Silver (XAG/USD) scales higher for the second straight day on Wednesday and climbs to a multi-day peak during the Asian session on Wednesday. The white metal is currently trading around the $28.60 region, with bulls now looking to build on the momentum beyond the 100-day Simple Moving Average (SMA) support breakpoint-turned-resistance.
An intraday move beyond the 23.6% Fibonacci retracement level of the recent corrective decline from the $31.75 region, or the July monthly swing high, could be seen as a trigger for bullish traders.
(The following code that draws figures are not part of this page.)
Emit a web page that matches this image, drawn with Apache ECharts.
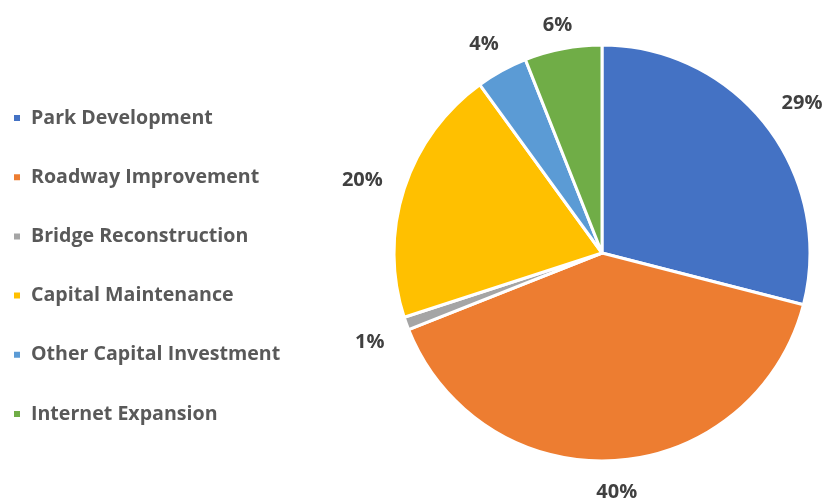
<!DOCTYPE html>
<html>
<head>
<meta charset="utf-8">
<script src="https://cdn.jsdelivr.net/npm/echarts@6/dist/echarts.min.js"></script>
<style>
  html, body { margin: 0; padding: 0; background: #fff; }
  #chart { width: 827px; height: 500px; }
</style>
</head>
<body>
<div id="chart"></div>
<script>
// Capital budget shares by program (percent)
const categories = [
  'Park Development',
  'Roadway Improvement',
  'Bridge Reconstruction',
  'Capital Maintenance',
  'Other Capital Investment',
  'Internet Expansion'
];
const shares = [29, 40, 1, 20, 4, 6];
const colors = ['#4472C4', '#ED7D31', '#A5A5A5', '#FFC000', '#5B9BD5', '#70AD47'];

const FONT = '"Open Sans", "Liberation Sans", sans-serif';
const CX = 602, CY = 253;   // pie centre
const R = 208;              // pie radius
const GAP_X = 18;           // horizontal clearance between rim and label box
const GAP_Y = 14;           // vertical clearance between rim and label box
const LABEL_DY = 5.5;       // nudge labels down so the digits sit optically centred

const pieData = categories.map((name, i) => ({
  name,
  value: shares[i],
  itemStyle: { color: colors[i] }
}));

const chart = echarts.init(document.getElementById('chart'), null, { renderer: 'canvas' });
chart.setOption({
  animation: false,
  color: colors,
  legend: {
    orient: 'vertical',
    left: 7,
    top: 103,
    icon: 'rect',
    itemWidth: 8,
    itemHeight: 8,
    itemGap: 39.2,
    data: categories,
    selectedMode: false,
    textStyle: {
      fontFamily: FONT,
      fontWeight: 'bold',
      fontSize: 19.6,
      lineHeight: 20,
      color: '#595959',
      padding: [0, 0, 0, 5]
    }
  },
  series: [
    {
      type: 'pie',
      center: [CX, CY],
      radius: [0, R],
      startAngle: 90,
      clockwise: true,
      data: pieData,
      itemStyle: { borderColor: '#fff', borderWidth: 3 },
      label: {
        show: true,
        position: 'inside',
        formatter: p => p.value + '%',
        fontFamily: FONT,
        fontWeight: 'bold',
        fontSize: 20,
        color: '#404040'
      },
      labelLine: { show: false },
      // push each percent label out along its slice's bisector,
      // keeping its box a set distance beyond the rim
      labelLayout: function (params) {
        const r = params.labelRect;
        const lx = r.x + r.width / 2, ly = r.y + r.height / 2;
        const dx = lx - CX, dy = ly - CY;
        const d = Math.hypot(dx, dy) || 1;
        const ux = dx / d, uy = dy / d;
        const dist = R
          + Math.abs(ux) * (GAP_X + r.width / 2)
          + Math.abs(uy) * (GAP_Y + r.height / 2);
        return {
          x: CX + ux * dist,
          y: CY + uy * dist + LABEL_DY,
          align: 'center',
          verticalAlign: 'middle'
        };
      },
      emphasis: { disabled: true }
    }
  ]
});
</script>
</body>
</html>
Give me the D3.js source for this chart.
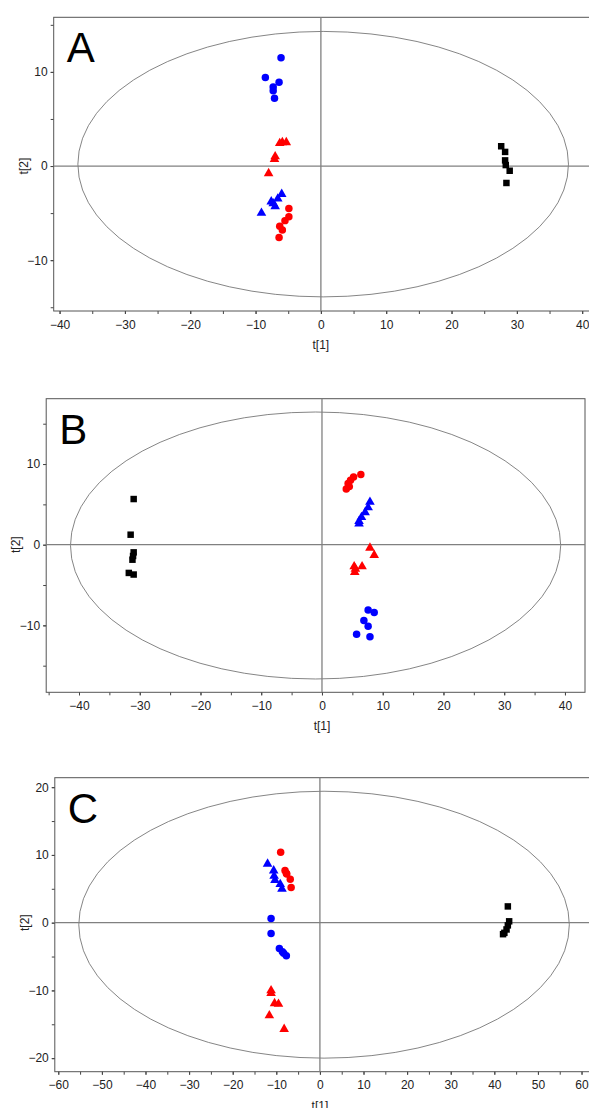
<!DOCTYPE html>
<html>
<head>
<meta charset="utf-8">
<script src="https://cdn.jsdelivr.net/npm/d3@7"></script>
<style>
  body { margin: 0; background: #fff; }
  svg { display: block; }
  .tick text { font-family: "Liberation Sans", Arial, sans-serif; font-size: 12px; fill: #222; }
  .tick line { stroke: #444; }
</style>
</head>
<body>
<svg id="chart" width="589" height="1108"></svg>
<script>
// ---- data (t[1], t[2]) ----
var aBlueCircles  = [[-6.1, 11.5], [-8.5, 9.4], [-6.4, 8.9], [-7.3, 8.4], [-7.3, 8.0], [-7.1, 7.2]];
var aRedTriangles = [[-5.9, 2.6], [-5.3, 2.6], [-6.3, 2.5], [-7.0, 1.1], [-7.1, 0.8], [-8.0, -0.7]];
var aBlueTriangles = [[-6.0, -2.9], [-6.6, -3.4], [-7.6, -3.7], [-7.0, -4.2], [-7.3, -3.9], [-9.1, -4.9]];
var aRedCircles   = [[-4.9, -4.5], [-4.9, -5.4], [-5.5, -5.8], [-6.3, -6.4], [-5.9, -6.8], [-6.4, -7.6]];
var aBlackSquares = [[27.6, 2.1], [28.2, 1.5], [28.2, 0.6], [28.3, 0.1], [28.9, -0.5], [28.4, -1.8]];

var bRedCircles   = [[6.4, 8.7], [5.2, 8.4], [4.7, 8.0], [4.3, 7.6], [4.5, 7.2], [4.0, 6.9]];
var bBlueTriangles = [[7.9, 5.4], [7.6, 4.7], [7.1, 4.1], [6.5, 3.5], [6.1, 3.0], [6.1, 2.7]];
var bRedTriangles = [[7.9, -0.3], [8.6, -1.2], [5.3, -2.6], [6.6, -2.6], [5.4, -3.3], [5.5, -2.9]];
var bBlueCircles  = [[7.6, -8.1], [8.6, -8.4], [6.9, -9.4], [7.6, -10.1], [5.7, -11.1], [7.9, -11.4]];
var bBlackSquares = [[-31.0, 5.66], [-31.5, 1.24], [-31.0, -0.95], [-31.1, -1.4], [-31.2, -1.86], [-31.8, -3.5], [-31.0, -3.7]];

var cRedCircles   = [[-9.0, 10.4], [-8.0, 7.7], [-7.7, 7.3], [-7.6, 7.2], [-6.8, 6.4], [-6.6, 5.2]];
var cBlueTriangles = [[-12.0, 8.8], [-10.6, 7.8], [-10.5, 7.0], [-10.3, 6.4], [-9.1, 5.8], [-8.7, 5.1]];
var cBlueCircles  = [[-11.2, 0.6], [-11.2, -1.6], [-9.3, -3.8], [-8.6, -4.3], [-8.3, -4.5], [-7.7, -4.9]];
var cRedTriangles = [[-11.2, -9.9], [-11.2, -10.3], [-10.4, -11.8], [-9.5, -11.9], [-11.6, -13.6], [-8.2, -15.6]];
var cBlackSquares = [[43.1, 2.4], [43.4, 0.2], [43.1, -0.4], [42.8, -1.0], [42.3, -1.5], [42.0, -1.7]];

// axis limits and tick labels
var aXLimits = [-40.9, 41.5], aYLimits = [-15.4, 15.8];
var bXLimits = [-45.4, 43.3], bYLimits = [-18.3, 18.1];
var cXLimits = [-60.8, 62.4], cYLimits = [-22.0, 21.4];
var abXTicks = [-40, -30, -20, -10, 0, 10, 20, 30, 40];
var abYTicks = [-10, 0, 10];
var cXTicks = [-60, -50, -40, -30, -20, -10, 0, 10, 20, 30, 40, 50, 60];
var cYTicks = [-20, -10, 0, 10, 20];

// Hotelling T2 ellipse: [cx, cy, rx, ry]
var aEllipse = [0.35, 0.2, 37.55, 14.1];
var bEllipse = [-1.05, -0.1, 40.35, 16.55];
var cEllipse = [0.95, -0.3, 56.25, 19.7];

var panels = [
  { letter: "A", box: [53.7, 592, 17.3, 311], xl: aXLimits, yl: aYLimits, xt: abXTicks, yt: abYTicks, ell: aEllipse,
    groups: [[aBlackSquares, "square", "#000"], [aBlueCircles, "circle", "#0000ff"], [aRedCircles, "circle", "#ff0000"],
             [aBlueTriangles, "triangle", "#0000ff"], [aRedTriangles, "triangle", "#ff0000"]] },
  { letter: "B", box: [46.2, 585, 398.7, 692.3], xl: bXLimits, yl: bYLimits, xt: abXTicks, yt: abYTicks, ell: bEllipse,
    groups: [[bBlackSquares, "square", "#000"], [bBlueCircles, "circle", "#0000ff"], [bRedCircles, "circle", "#ff0000"],
             [bBlueTriangles, "triangle", "#0000ff"], [bRedTriangles, "triangle", "#ff0000"]] },
  { letter: "C", box: [54.8, 592, 777.7, 1071.7], xl: cXLimits, yl: cYLimits, xt: cXTicks, yt: cYTicks, ell: cEllipse,
    groups: [[cBlackSquares, "square", "#000"], [cBlueCircles, "circle", "#0000ff"], [cRedCircles, "circle", "#ff0000"],
             [cBlueTriangles, "triangle", "#0000ff"], [cRedTriangles, "triangle", "#ff0000"]] }
];

var svg = d3.select("#chart");
var font = "'Liberation Sans', Arial, sans-serif";
var shapes = { circle: [d3.symbolCircle, 44], triangle: [d3.symbolTriangle, 40], square: [d3.symbolSquare, 42] };

panels.forEach(function (p) {
  var x = d3.scaleLinear().domain(p.xl).range([p.box[0], p.box[1]]);
  var y = d3.scaleLinear().domain(p.yl).range([p.box[3], p.box[2]]);
  var g = svg.append("g");

  // minor ticks every 5 units
  var xMinor = d3.range(Math.ceil(p.xl[0] / 5) * 5, p.xl[1], 5);
  var yMinor = d3.range(Math.ceil(p.yl[0] / 5) * 5, p.yl[1], 5);

  g.append("g").attr("transform", "translate(0," + p.box[3] + ")")
    .call(d3.axisBottom(x).tickValues(xMinor).tickSize(3).tickSizeOuter(0).tickFormat(""))
    .select(".domain").remove();
  g.append("g").attr("transform", "translate(" + p.box[0] + ",0)")
    .call(d3.axisLeft(y).tickValues(yMinor).tickSize(3).tickSizeOuter(0).tickFormat(""))
    .select(".domain").remove();

  var xa = g.append("g").attr("transform", "translate(0," + p.box[3] + ")")
    .call(d3.axisBottom(x).tickValues(p.xt).tickSize(3).tickPadding(6).tickSizeOuter(0));
  xa.select(".domain").remove();
  var ya = g.append("g").attr("transform", "translate(" + p.box[0] + ",0)")
    .call(d3.axisLeft(y).tickValues(p.yt).tickSize(3).tickPadding(3).tickSizeOuter(0));
  ya.select(".domain").remove();

  // plot frame
  g.append("rect")
    .attr("x", p.box[0]).attr("y", p.box[2])
    .attr("width", p.box[1] - p.box[0]).attr("height", p.box[3] - p.box[2])
    .attr("fill", "none").attr("stroke", "#555").attr("stroke-width", 1);

  // ellipse
  g.append("ellipse")
    .attr("cx", x(p.ell[0])).attr("cy", y(p.ell[1]))
    .attr("rx", x(p.ell[2]) - x(0)).attr("ry", y(0) - y(p.ell[3]))
    .attr("fill", "none").attr("stroke", "#666").attr("stroke-width", 0.8);

  // zero lines
  g.append("line").attr("x1", x(0)).attr("x2", x(0)).attr("y1", p.box[2]).attr("y2", p.box[3])
    .attr("stroke", "#808080").attr("stroke-width", 1.3);
  g.append("line").attr("x1", p.box[0]).attr("x2", p.box[1]).attr("y1", y(0)).attr("y2", y(0))
    .attr("stroke", "#808080").attr("stroke-width", 1.3);

  // points
  p.groups.forEach(function (grp) {
    var sym = d3.symbol().type(shapes[grp[1]][0]).size(shapes[grp[1]][1]);
    g.selectAll(null).data(grp[0]).enter().append("path")
      .attr("d", sym)
      .attr("transform", function (d) {
        var dy = grp[1] === "triangle" ? 0.8 : 0;
        return "translate(" + x(d[0]) + "," + (y(d[1]) + dy) + ")";
      })
      .attr("fill", grp[2]);
  });

  // panel letter
  g.append("text").attr("x", p.box[0] + 13).attr("y", p.box[2] + 45)
    .attr("font-family", font).attr("font-size", 42).attr("fill", "#000").text(p.letter);

  // axis titles
  g.append("text").attr("x", x(0)).attr("y", p.box[3] + 38)
    .attr("text-anchor", "middle").attr("font-family", font).attr("font-size", 12).attr("fill", "#222").text("t[1]");
  g.append("text")
    .attr("transform", "translate(" + (p.box[0] - 26) + "," + y(0) + ") rotate(-90)")
    .attr("text-anchor", "middle").attr("font-family", font).attr("font-size", 12).attr("fill", "#222").text("t[2]");
});
</script>
</body>
</html>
Moreover, oscillators on the 4-hour chart have been gaining positive traction and support prospects for a further intraday appreciating move. That said, technical indicators on the daily chart – though have recovered from lower levels – are still far away from confirming a positive outlook.
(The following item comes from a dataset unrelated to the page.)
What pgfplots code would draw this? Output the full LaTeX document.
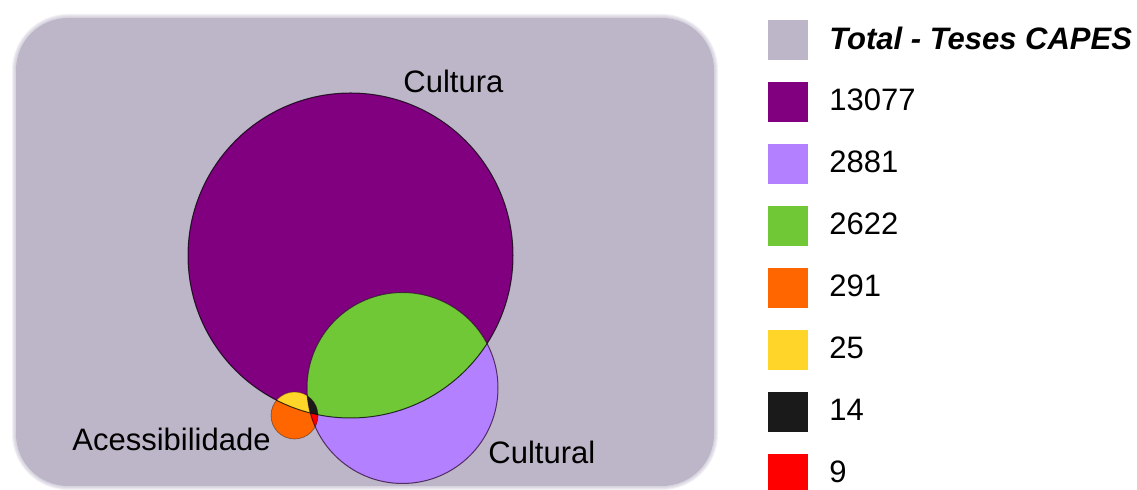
\documentclass[border=0pt]{standalone}
\usepackage{pgfplots}
\pgfplotsset{compat=1.18}
\usepackage{fontspec}
\setmainfont{Liberation Sans}
\definecolor{cBg}{RGB}{189,182,201}
\definecolor{cPurple}{RGB}{128,0,128}
\definecolor{cLav}{RGB}{179,128,255}
\definecolor{cGreen}{RGB}{113,200,55}
\definecolor{cOrange}{RGB}{255,102,0}
\definecolor{cYellow}{RGB}{255,213,42}
\definecolor{cBlack}{RGB}{26,26,26}
\definecolor{cRed}{RGB}{255,0,0}
\begin{document}
\fontsize{15.5}{18}\selectfont
\begin{tikzpicture}
\begin{axis}[
  hide axis, scale only axis,
  width=568.5pt, height=245pt,
  xmin=0, xmax=1137, ymin=0, ymax=490,
  y dir=reverse, clip=false,
  legend image code/.code={\fill[#1, draw=none] (0pt,-10pt) rectangle (20pt,10pt); \path (30.5pt,0pt);},
  legend cell align=left,
  legend style={at={(axis cs:768,20.5)}, anchor=north west, draw=none, fill=none,
    inner sep=0pt, outer sep=0pt, row sep=11pt,
    nodes={inner sep=0pt, outer sep=0pt},
    font=\fontsize{15.5}{18}\selectfont},
]
\addplot[draw=none, forget plot] coordinates {(0,0)};
% background with soft edge
\fill[cBg, opacity=0.2, rounded corners=28pt] (axis cs:12,14) rectangle (axis cs:718,490);
\fill[cBg, opacity=0.2, rounded corners=27.5pt] (axis cs:13,15) rectangle (axis cs:717,489);
\fill[cBg, opacity=0.2, rounded corners=27pt] (axis cs:14,16) rectangle (axis cs:716,488);
\fill[cBg, opacity=0.2, rounded corners=26.5pt] (axis cs:15,17) rectangle (axis cs:715,487);
\fill[cBg, rounded corners=26pt] (axis cs:16,18) rectangle (axis cs:714,486);
% circles: Cultura (350.5,255.5) r 162.5; Cultural (402.5,388) r 95.5; Acessibilidade (294.5,415.5) r 23.5
\fill[cPurple] (axis cs:350.5,255.5) circle[radius=162.5];
\fill[cLav] (axis cs:402.5,388) circle[radius=95.5];
\fill[cOrange] (axis cs:294.5,415.5) circle[radius=23.5];
\begin{scope}
  \clip (axis cs:350.5,255.5) circle[radius=162.5];
  \fill[cGreen] (axis cs:402.5,388) circle[radius=95.5];
  \fill[cYellow] (axis cs:294.5,415.5) circle[radius=23.5];
  \begin{scope}
    \clip (axis cs:402.5,388) circle[radius=95.5];
    \fill[cBlack] (axis cs:294.5,415.5) circle[radius=23.5];
  \end{scope}
\end{scope}
\begin{scope}
  \clip (axis cs:402.5,388) circle[radius=95.5];
  \begin{scope}[even odd rule]
    \clip (axis cs:350.5,255.5) circle[radius=162.5] (axis cs:0,0) rectangle (axis cs:1137,490);
    \fill[cRed] (axis cs:294.5,415.5) circle[radius=23.5];
  \end{scope}
\end{scope}
\draw[black, opacity=0.75, line width=0.5pt] (axis cs:350.5,255.5) circle[radius=162.5];
\draw[black!70!cPurple, opacity=0.7, line width=0.5pt] (axis cs:402.5,388) circle[radius=95.5];
\draw[black, opacity=0.35, line width=0.4pt] (axis cs:294.5,415.5) circle[radius=23.5];
% labels
\node[anchor=base west, inner sep=0pt] at (axis cs:403,93) {Cultura};
\node[anchor=base west, inner sep=0pt] at (axis cs:72,451) {Acessibilidade};
\node[anchor=base west, inner sep=0pt] at (axis cs:488,464) {Cultural};
% legend
\addlegendimage{fill=cBg}
\addlegendentry{\textbf{\textit{Total - Teses CAPES}}}
\addlegendimage{fill=cPurple}
\addlegendentry{13077}
\addlegendimage{fill=cLav}
\addlegendentry{2881}
\addlegendimage{fill=cGreen}
\addlegendentry{2622}
\addlegendimage{fill=cOrange}
\addlegendentry{291}
\addlegendimage{fill=cYellow}
\addlegendentry{25}
\addlegendimage{fill=cBlack}
\addlegendentry{14}
\addlegendimage{fill=cRed}
\addlegendentry{9}
\end{axis}
\pgfresetboundingbox
\path[use as bounding box] (current axis.south west) rectangle (current axis.north east);
\end{tikzpicture}
\end{document}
Hence, any subsequent move up is more likely to confront stiff resistance and remain capped near the $29.00 round-figure mark, which coincides with the 38.2% Fibo. level and should act as a key pivotal point. A sustained strength beyond, meanwhile, will suggest that the recent downfall witnessed over the past two weeks or so has run its course and lift the XAG/USD towards the next relevant hurdle near the $29.45-$29.50 supply zone, or last week's swing high and the 50% Fibo. level.
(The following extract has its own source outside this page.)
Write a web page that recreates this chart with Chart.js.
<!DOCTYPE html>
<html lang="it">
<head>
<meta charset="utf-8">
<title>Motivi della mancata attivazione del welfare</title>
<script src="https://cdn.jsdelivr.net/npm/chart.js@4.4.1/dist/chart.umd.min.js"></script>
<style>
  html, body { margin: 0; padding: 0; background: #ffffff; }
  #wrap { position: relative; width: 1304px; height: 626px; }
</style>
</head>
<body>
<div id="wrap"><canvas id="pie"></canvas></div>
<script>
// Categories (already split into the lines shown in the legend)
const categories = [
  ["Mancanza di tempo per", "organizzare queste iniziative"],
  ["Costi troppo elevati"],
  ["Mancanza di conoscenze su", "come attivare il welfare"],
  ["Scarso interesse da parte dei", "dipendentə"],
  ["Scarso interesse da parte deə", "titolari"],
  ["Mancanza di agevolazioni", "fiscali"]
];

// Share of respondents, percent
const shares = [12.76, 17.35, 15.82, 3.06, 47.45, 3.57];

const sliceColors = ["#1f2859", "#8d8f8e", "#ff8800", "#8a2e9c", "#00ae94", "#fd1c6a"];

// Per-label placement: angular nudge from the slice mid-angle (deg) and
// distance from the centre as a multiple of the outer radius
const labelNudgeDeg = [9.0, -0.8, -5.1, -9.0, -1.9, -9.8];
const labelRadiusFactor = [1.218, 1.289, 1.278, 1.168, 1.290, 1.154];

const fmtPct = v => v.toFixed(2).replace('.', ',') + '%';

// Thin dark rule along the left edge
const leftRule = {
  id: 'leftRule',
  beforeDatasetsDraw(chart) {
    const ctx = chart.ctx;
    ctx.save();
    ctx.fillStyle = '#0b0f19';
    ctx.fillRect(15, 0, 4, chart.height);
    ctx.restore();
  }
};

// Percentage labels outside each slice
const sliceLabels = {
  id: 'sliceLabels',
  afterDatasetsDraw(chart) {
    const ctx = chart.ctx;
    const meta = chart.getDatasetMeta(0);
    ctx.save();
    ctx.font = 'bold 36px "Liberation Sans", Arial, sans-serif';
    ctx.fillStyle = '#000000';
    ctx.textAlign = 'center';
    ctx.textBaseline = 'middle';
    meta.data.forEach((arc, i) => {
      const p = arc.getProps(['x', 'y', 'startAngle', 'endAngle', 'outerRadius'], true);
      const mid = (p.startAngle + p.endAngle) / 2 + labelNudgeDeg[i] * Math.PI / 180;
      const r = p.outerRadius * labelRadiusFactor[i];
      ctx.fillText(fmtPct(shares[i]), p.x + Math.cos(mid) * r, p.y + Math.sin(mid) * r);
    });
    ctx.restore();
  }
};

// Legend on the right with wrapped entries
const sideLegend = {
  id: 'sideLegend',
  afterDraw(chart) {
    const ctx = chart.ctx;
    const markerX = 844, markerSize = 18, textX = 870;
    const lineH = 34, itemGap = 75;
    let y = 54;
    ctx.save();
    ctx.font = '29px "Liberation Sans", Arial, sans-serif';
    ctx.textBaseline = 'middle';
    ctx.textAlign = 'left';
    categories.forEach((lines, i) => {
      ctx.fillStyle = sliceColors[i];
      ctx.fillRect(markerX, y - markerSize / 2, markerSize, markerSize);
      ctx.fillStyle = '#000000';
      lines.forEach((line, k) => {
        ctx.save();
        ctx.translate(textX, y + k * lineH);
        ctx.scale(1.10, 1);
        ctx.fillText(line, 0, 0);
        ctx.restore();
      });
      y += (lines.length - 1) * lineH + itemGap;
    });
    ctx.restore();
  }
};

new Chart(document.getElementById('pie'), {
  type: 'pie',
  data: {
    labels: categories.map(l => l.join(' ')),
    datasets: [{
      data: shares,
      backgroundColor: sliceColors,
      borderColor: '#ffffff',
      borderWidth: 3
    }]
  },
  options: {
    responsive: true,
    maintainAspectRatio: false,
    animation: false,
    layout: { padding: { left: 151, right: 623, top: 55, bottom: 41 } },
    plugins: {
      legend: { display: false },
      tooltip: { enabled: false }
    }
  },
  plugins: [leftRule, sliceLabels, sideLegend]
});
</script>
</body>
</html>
Some follow-through buying should pave the way for a move back towards reclaiming the $30.00 psychological mark, or the 61.8% Fibo. level. The momentum could extend further towards the 78.6% Fibo. level, around the $30.75-$30.80 region, before the XAG/USD eventually aims to retake the $31.00 round figure and test the monthly swing high, around the $31.75 zone.
On the flip side, the $28.30-$28.25 region, or the 23.6% Fibo. level now seems to protect the immediate downside ahead of the $28.00 mark. A convincing break below the latter will expose the $27.40-$27.30 zone, or the lowest level since May 9 touched on Monday. The next relevant support is pegged near the $27.00 mark, below which the XAG/USD could accelerate the fall to the $26.60-$26.55 support en route to the 200-day SMA, just below the $26.00 mark.